#### Material provided:
--- START ---

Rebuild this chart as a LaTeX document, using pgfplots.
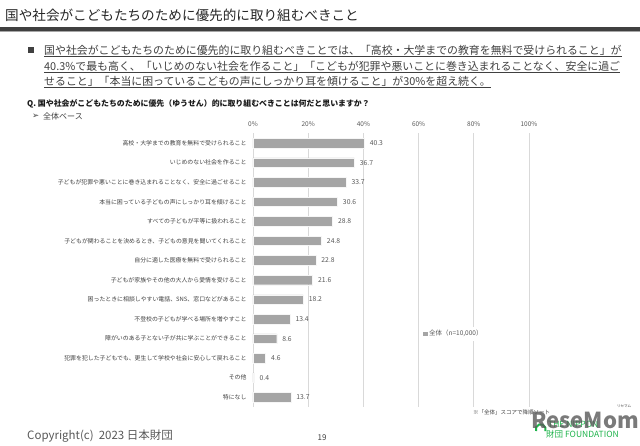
\documentclass[border=0pt]{standalone}
\usepackage{pgfplots}
\pgfplotsset{compat=1.18}
\usepackage{fontspec}
\setmainfont{Noto Sans CJK JP}
\newfontfamily\dejavu{DejaVu Sans}
\definecolor{barcol}{HTML}{A5A5A5}
\definecolor{gridcol}{HTML}{D9D9D9}
\definecolor{txt}{HTML}{404040}
\definecolor{lbl}{HTML}{595959}
\definecolor{nfgreen}{HTML}{1DB34A}
\begin{document}
\begin{tikzpicture}
\useasboundingbox (0pt,0pt) rectangle (640pt,445pt);
\begin{scope}[x=1pt,y=1pt]
\fill[white] (0,0) rectangle (640,445);
% title
\node[anchor=west,inner sep=0,text=black!85,font=\fontsize{13.6}{15}\selectfont] at (5,430) {国や社会がこどもたちのために優先的に取り組むべきこと};
\fill[txt] (0,414) rectangle (640,417.5);
\fill[black!35] (0,412.5) rectangle (640,414);
% bullet
\fill[txt] (27.5,392) rectangle (33.5,398);
\begin{scope}[every node/.style={anchor=west,inner sep=0,text=txt,font=\fontsize{10.9}{12}\selectfont}]
\node (l1) at (44,395) {国や社会がこどもたちのために優先的に取り組むべきことでは、「高校・大学までの教育を無料で受けられること」が};
\node (l2) at (44,379) {40.3\%で最も高く、「いじめのない社会を作ること」「こどもが犯罪や悪いことに巻き込まれることなく、安全に過ご};
\node (l3) at (44,364) {せること」「本当に困っているこどもの声にしっかり耳を傾けること」が30\%を超え続く。};
\end{scope}
\foreach \n in {l1,l2,l3}{\draw[txt,line width=0.7pt] ([yshift=-0.8pt]\n.south west) -- ([yshift=-0.8pt]\n.south east);}
% question
\node[anchor=west,inner sep=0,font=\fontsize{7.9}{9}\selectfont\bfseries,text=black!90] at (27,341) {Q. 国や社会がこどもたちのために優先（ゆうせん）的に取り組むべきことは何だと思いますか？};
\node[anchor=west,inner sep=0,font=\fontsize{8.5}{9}\selectfont\dejavu,text=txt] at (32,329) {➢};
\node[anchor=west,inner sep=0,font=\fontsize{8}{9}\selectfont,text=txt] at (43,329) {全体ベース};
% footnote
\node[anchor=west,inner sep=0,font=\fontsize{5.5}{6}\selectfont,text=txt] at (473,33) {※「全体」スコアで降順ソート};
% footer
\node[anchor=west,inner sep=0,font=\fontsize{11.5}{12}\selectfont,text=lbl] at (27,9) {Copyright(c)\ \ 2023 日本財団};
\node[anchor=center,inner sep=0,font=\fontsize{8}{9}\selectfont,text=txt] at (322,7) {19};
% logo
\draw[nfgreen,line width=2pt] (536,14) arc[start angle=200,end angle=-20,radius=5];
\node[anchor=west,inner sep=0,font=\fontsize{8.5}{9}\selectfont,text=nfgreen] at (548,21) {THE NIPPON};
\node[anchor=west,inner sep=0,font=\fontsize{8.5}{9}\selectfont,text=nfgreen] at (546,11) {財団 FOUNDATION};
\node[anchor=west,inner sep=0,font=\fontsize{22}{22}\selectfont\bfseries,text=black!65,opacity=0.8] at (531,25) {ReseMom};
\node[anchor=west,inner sep=0,font=\fontsize{3.5}{4}\selectfont,text=txt] at (617,39) {リセマム};
\end{scope}
% chart
\begin{axis}[
  at={(253pt,38pt)}, anchor=south west,
  scale only axis, width=276pt, height=273.6pt,
  xbar, bar width=9.5pt,
  xmin=0, xmax=100,
  ymin=-0.5, ymax=13.5, y dir=reverse,
  xtick={0,20,40,60,80,100},
  xticklabel={\pgfmathprintnumber{\tick}\%},
  xticklabel pos=upper,
  xticklabel style={font=\fontsize{6.5}{7}\selectfont, text=lbl, yshift=3pt},
  ytick={0,...,13},
  yticklabels={
    {高校・大学までの教育を無料で受けられること},
    {いじめのない社会を作ること},
    {子どもが犯罪や悪いことに巻き込まれることなく、安全に過ごせること},
    {本当に困っている子どもの声にしっかり耳を傾けること},
    {すべての子どもが平等に扱われること},
    {子どもが関わることを決めるとき、子どもの意見を聞いてくれること},
    {自分に適した医療を無料で受けられること},
    {子どもが家族やその他の大人から愛情を受けること},
    {困ったときに相談しやすい電話、SNS、窓口などがあること},
    {不登校の子どもが学べる場所を増やすこと},
    {障がいのある子とない子が共に学ぶことができること},
    {犯罪を犯した子どもでも、更生して学校や社会に安心して戻れること},
    {その他},
    {特になし}},
  yticklabel style={font=\fontsize{5.9}{6}\selectfont, text=txt, xshift=-3pt},
  major tick length=0pt,
  axis line style={draw=none},
  xmajorgrids, grid style={gridcol, line width=0.8pt},
  /pgf/number format/assume math mode=true,
  nodes near coords={\pgfmathprintnumber[fixed,fixed zerofill,precision=1]{\pgfplotspointmeta}},
  nodes near coords style={font=\fontsize{6.8}{7}\selectfont, text=lbl, anchor=west, xshift=2pt},
  legend style={at={(0.728,0.267)}, anchor=center, draw=none, fill=white, font=\fontsize{6.5}{7}\selectfont, text=lbl, inner sep=1.5pt},
  legend image code/.code={\fill[barcol] (0pt,-1.7pt) rectangle (3.4pt,1.7pt);},
  clip=false,
]
\addplot[fill=barcol, draw=white!90!barcol, line width=0.4pt] coordinates {
(40.3,0) (36.7,1) (33.7,2) (30.6,3) (28.8,4) (24.8,5) (22.8,6)
(21.6,7) (18.2,8) (13.4,9) (8.6,10) (4.6,11) (0.4,12) (13.7,13)};
\addlegendentry{全体（n=10,000）}
\end{axis}
\end{tikzpicture}
\end{document}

--- END ---

The data above needs to be retyped exactly, with the images left out.

#### Full answer:
Rebuild this chart as a LaTeX document, using pgfplots.
\documentclass[border=0pt]{standalone}
\usepackage{pgfplots}
\pgfplotsset{compat=1.18}
\usepackage{fontspec}
\setmainfont{Noto Sans CJK JP}
\newfontfamily\dejavu{DejaVu Sans}
\definecolor{barcol}{HTML}{A5A5A5}
\definecolor{gridcol}{HTML}{D9D9D9}
\definecolor{txt}{HTML}{404040}
\definecolor{lbl}{HTML}{595959}
\definecolor{nfgreen}{HTML}{1DB34A}
\begin{document}
\begin{tikzpicture}
\useasboundingbox (0pt,0pt) rectangle (640pt,445pt);
\begin{scope}[x=1pt,y=1pt]
\fill[white] (0,0) rectangle (640,445);
% title
\node[anchor=west,inner sep=0,text=black!85,font=\fontsize{13.6}{15}\selectfont] at (5,430) {国や社会がこどもたちのために優先的に取り組むべきこと};
\fill[txt] (0,414) rectangle (640,417.5);
\fill[black!35] (0,412.5) rectangle (640,414);
% bullet
\fill[txt] (27.5,392) rectangle (33.5,398);
\begin{scope}[every node/.style={anchor=west,inner sep=0,text=txt,font=\fontsize{10.9}{12}\selectfont}]
\node (l1) at (44,395) {国や社会がこどもたちのために優先的に取り組むべきことでは、「高校・大学までの教育を無料で受けられること」が};
\node (l2) at (44,379) {40.3\%で最も高く、「いじめのない社会を作ること」「こどもが犯罪や悪いことに巻き込まれることなく、安全に過ご};
\node (l3) at (44,364) {せること」「本当に困っているこどもの声にしっかり耳を傾けること」が30\%を超え続く。};
\end{scope}
\foreach \n in {l1,l2,l3}{\draw[txt,line width=0.7pt] ([yshift=-0.8pt]\n.south west) -- ([yshift=-0.8pt]\n.south east);}
% question
\node[anchor=west,inner sep=0,font=\fontsize{7.9}{9}\selectfont\bfseries,text=black!90] at (27,341) {Q. 国や社会がこどもたちのために優先（ゆうせん）的に取り組むべきことは何だと思いますか？};
\node[anchor=west,inner sep=0,font=\fontsize{8.5}{9}\selectfont\dejavu,text=txt] at (32,329) {➢};
\node[anchor=west,inner sep=0,font=\fontsize{8}{9}\selectfont,text=txt] at (43,329) {全体ベース};
% footnote
\node[anchor=west,inner sep=0,font=\fontsize{5.5}{6}\selectfont,text=txt] at (473,33) {※「全体」スコアで降順ソート};
% footer
\node[anchor=west,inner sep=0,font=\fontsize{11.5}{12}\selectfont,text=lbl] at (27,9) {Copyright(c)\ \ 2023 日本財団};
\node[anchor=center,inner sep=0,font=\fontsize{8}{9}\selectfont,text=txt] at (322,7) {19};
% logo
\draw[nfgreen,line width=2pt] (536,14) arc[start angle=200,end angle=-20,radius=5];
\node[anchor=west,inner sep=0,font=\fontsize{8.5}{9}\selectfont,text=nfgreen] at (548,21) {THE NIPPON};
\node[anchor=west,inner sep=0,font=\fontsize{8.5}{9}\selectfont,text=nfgreen] at (546,11) {財団 FOUNDATION};
\node[anchor=west,inner sep=0,font=\fontsize{22}{22}\selectfont\bfseries,text=black!65,opacity=0.8] at (531,25) {ReseMom};
\node[anchor=west,inner sep=0,font=\fontsize{3.5}{4}\selectfont,text=txt] at (617,39) {リセマム};
\end{scope}
% chart
\begin{axis}[
  at={(253pt,38pt)}, anchor=south west,
  scale only axis, width=276pt, height=273.6pt,
  xbar, bar width=9.5pt,
  xmin=0, xmax=100,
  ymin=-0.5, ymax=13.5, y dir=reverse,
  xtick={0,20,40,60,80,100},
  xticklabel={\pgfmathprintnumber{\tick}\%},
  xticklabel pos=upper,
  xticklabel style={font=\fontsize{6.5}{7}\selectfont, text=lbl, yshift=3pt},
  ytick={0,...,13},
  yticklabels={
    {高校・大学までの教育を無料で受けられること},
    {いじめのない社会を作ること},
    {子どもが犯罪や悪いことに巻き込まれることなく、安全に過ごせること},
    {本当に困っている子どもの声にしっかり耳を傾けること},
    {すべての子どもが平等に扱われること},
    {子どもが関わることを決めるとき、子どもの意見を聞いてくれること},
    {自分に適した医療を無料で受けられること},
    {子どもが家族やその他の大人から愛情を受けること},
    {困ったときに相談しやすい電話、SNS、窓口などがあること},
    {不登校の子どもが学べる場所を増やすこと},
    {障がいのある子とない子が共に学ぶことができること},
    {犯罪を犯した子どもでも、更生して学校や社会に安心して戻れること},
    {その他},
    {特になし}},
  yticklabel style={font=\fontsize{5.9}{6}\selectfont, text=txt, xshift=-3pt},
  major tick length=0pt,
  axis line style={draw=none},
  xmajorgrids, grid style={gridcol, line width=0.8pt},
  /pgf/number format/assume math mode=true,
  nodes near coords={\pgfmathprintnumber[fixed,fixed zerofill,precision=1]{\pgfplotspointmeta}},
  nodes near coords style={font=\fontsize{6.8}{7}\selectfont, text=lbl, anchor=west, xshift=2pt},
  legend style={at={(0.728,0.267)}, anchor=center, draw=none, fill=white, font=\fontsize{6.5}{7}\selectfont, text=lbl, inner sep=1.5pt},
  legend image code/.code={\fill[barcol] (0pt,-1.7pt) rectangle (3.4pt,1.7pt);},
  clip=false,
]
\addplot[fill=barcol, draw=white!90!barcol, line width=0.4pt] coordinates {
(40.3,0) (36.7,1) (33.7,2) (30.6,3) (28.8,4) (24.8,5) (22.8,6)
(21.6,7) (18.2,8) (13.4,9) (8.6,10) (4.6,11) (0.4,12) (13.7,13)};
\addlegendentry{全体（n=10,000）}
\end{axis}
\end{tikzpicture}
\end{document}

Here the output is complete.